> What you will do: Show each line that has the string "picture" in it.

> Information shown:
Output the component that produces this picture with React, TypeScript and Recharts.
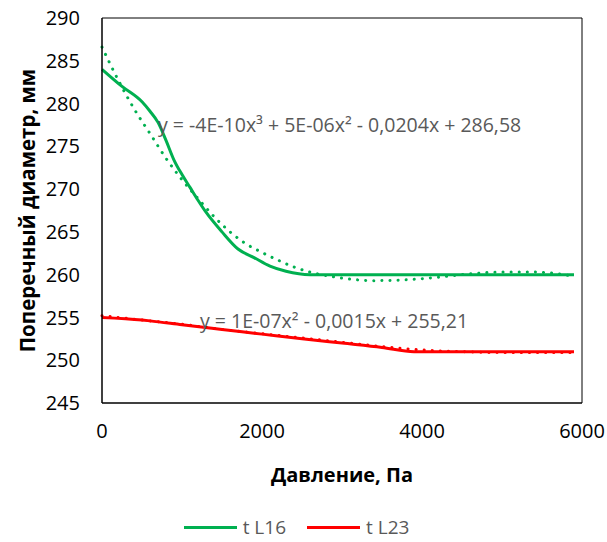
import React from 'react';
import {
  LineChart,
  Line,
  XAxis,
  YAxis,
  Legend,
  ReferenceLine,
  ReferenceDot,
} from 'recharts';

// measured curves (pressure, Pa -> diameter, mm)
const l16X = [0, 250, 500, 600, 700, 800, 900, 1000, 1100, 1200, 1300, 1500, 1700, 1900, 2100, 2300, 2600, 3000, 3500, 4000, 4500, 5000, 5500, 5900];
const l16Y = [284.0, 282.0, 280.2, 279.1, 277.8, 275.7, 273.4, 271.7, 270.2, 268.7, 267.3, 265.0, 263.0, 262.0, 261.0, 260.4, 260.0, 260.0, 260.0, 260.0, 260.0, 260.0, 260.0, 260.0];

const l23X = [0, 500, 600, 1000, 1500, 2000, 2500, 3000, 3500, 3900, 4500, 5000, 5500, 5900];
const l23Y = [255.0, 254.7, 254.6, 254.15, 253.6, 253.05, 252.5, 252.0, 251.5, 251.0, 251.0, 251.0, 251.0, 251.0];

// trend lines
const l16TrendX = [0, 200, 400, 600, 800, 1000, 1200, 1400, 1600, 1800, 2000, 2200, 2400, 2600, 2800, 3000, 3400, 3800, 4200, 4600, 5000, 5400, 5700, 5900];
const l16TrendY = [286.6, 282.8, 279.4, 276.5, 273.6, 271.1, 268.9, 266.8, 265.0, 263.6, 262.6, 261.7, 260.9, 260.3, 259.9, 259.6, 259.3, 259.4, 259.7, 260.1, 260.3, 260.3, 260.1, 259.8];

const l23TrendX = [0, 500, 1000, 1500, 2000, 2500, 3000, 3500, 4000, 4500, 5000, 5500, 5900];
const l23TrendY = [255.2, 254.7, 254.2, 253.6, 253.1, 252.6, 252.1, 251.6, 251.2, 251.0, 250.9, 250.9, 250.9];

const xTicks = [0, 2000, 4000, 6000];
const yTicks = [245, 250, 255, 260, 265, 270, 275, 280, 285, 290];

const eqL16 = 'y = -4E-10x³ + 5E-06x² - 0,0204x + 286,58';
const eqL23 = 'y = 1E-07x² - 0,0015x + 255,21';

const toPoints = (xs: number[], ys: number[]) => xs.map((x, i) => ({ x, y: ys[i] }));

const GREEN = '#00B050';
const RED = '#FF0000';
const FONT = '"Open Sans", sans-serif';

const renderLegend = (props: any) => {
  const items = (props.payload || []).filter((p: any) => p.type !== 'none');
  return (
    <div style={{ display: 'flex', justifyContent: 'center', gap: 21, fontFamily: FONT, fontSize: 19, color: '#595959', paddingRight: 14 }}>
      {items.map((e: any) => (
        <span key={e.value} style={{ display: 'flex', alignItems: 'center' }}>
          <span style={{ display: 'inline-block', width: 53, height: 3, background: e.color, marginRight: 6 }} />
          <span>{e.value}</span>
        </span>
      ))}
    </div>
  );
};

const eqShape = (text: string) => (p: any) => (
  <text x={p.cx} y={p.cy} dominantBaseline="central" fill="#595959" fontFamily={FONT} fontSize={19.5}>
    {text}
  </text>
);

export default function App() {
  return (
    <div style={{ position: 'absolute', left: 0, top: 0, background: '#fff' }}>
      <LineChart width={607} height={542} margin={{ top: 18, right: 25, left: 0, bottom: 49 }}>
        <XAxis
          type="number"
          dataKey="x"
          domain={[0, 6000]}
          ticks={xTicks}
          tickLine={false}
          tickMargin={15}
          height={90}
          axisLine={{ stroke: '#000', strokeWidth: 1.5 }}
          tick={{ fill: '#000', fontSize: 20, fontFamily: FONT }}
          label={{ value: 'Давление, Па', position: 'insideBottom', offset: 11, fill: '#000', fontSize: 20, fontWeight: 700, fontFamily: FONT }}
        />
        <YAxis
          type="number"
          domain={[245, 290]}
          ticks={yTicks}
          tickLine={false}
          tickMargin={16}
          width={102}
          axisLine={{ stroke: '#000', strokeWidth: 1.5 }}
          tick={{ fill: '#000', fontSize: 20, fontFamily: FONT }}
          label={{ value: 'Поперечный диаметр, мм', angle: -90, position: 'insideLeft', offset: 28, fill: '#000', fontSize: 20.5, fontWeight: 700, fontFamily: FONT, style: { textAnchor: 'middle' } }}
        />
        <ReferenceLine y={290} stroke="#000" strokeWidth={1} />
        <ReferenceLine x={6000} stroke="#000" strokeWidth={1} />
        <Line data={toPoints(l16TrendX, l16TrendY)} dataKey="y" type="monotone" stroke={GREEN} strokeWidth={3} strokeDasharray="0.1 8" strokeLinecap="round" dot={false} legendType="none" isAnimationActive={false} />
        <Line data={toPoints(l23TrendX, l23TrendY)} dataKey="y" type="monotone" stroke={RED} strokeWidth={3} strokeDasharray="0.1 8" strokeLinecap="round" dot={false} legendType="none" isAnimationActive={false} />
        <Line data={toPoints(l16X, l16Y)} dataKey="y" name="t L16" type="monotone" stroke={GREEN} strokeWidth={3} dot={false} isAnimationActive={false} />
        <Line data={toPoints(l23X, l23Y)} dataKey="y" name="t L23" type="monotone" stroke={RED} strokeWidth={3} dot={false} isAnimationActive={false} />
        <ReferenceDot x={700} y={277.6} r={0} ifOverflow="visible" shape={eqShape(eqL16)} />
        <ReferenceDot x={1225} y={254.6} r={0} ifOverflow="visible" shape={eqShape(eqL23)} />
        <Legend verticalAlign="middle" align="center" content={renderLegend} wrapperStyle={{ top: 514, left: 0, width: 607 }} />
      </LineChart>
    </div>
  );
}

> Written solution:
Output the component that produces this picture with React, TypeScript and Recharts.

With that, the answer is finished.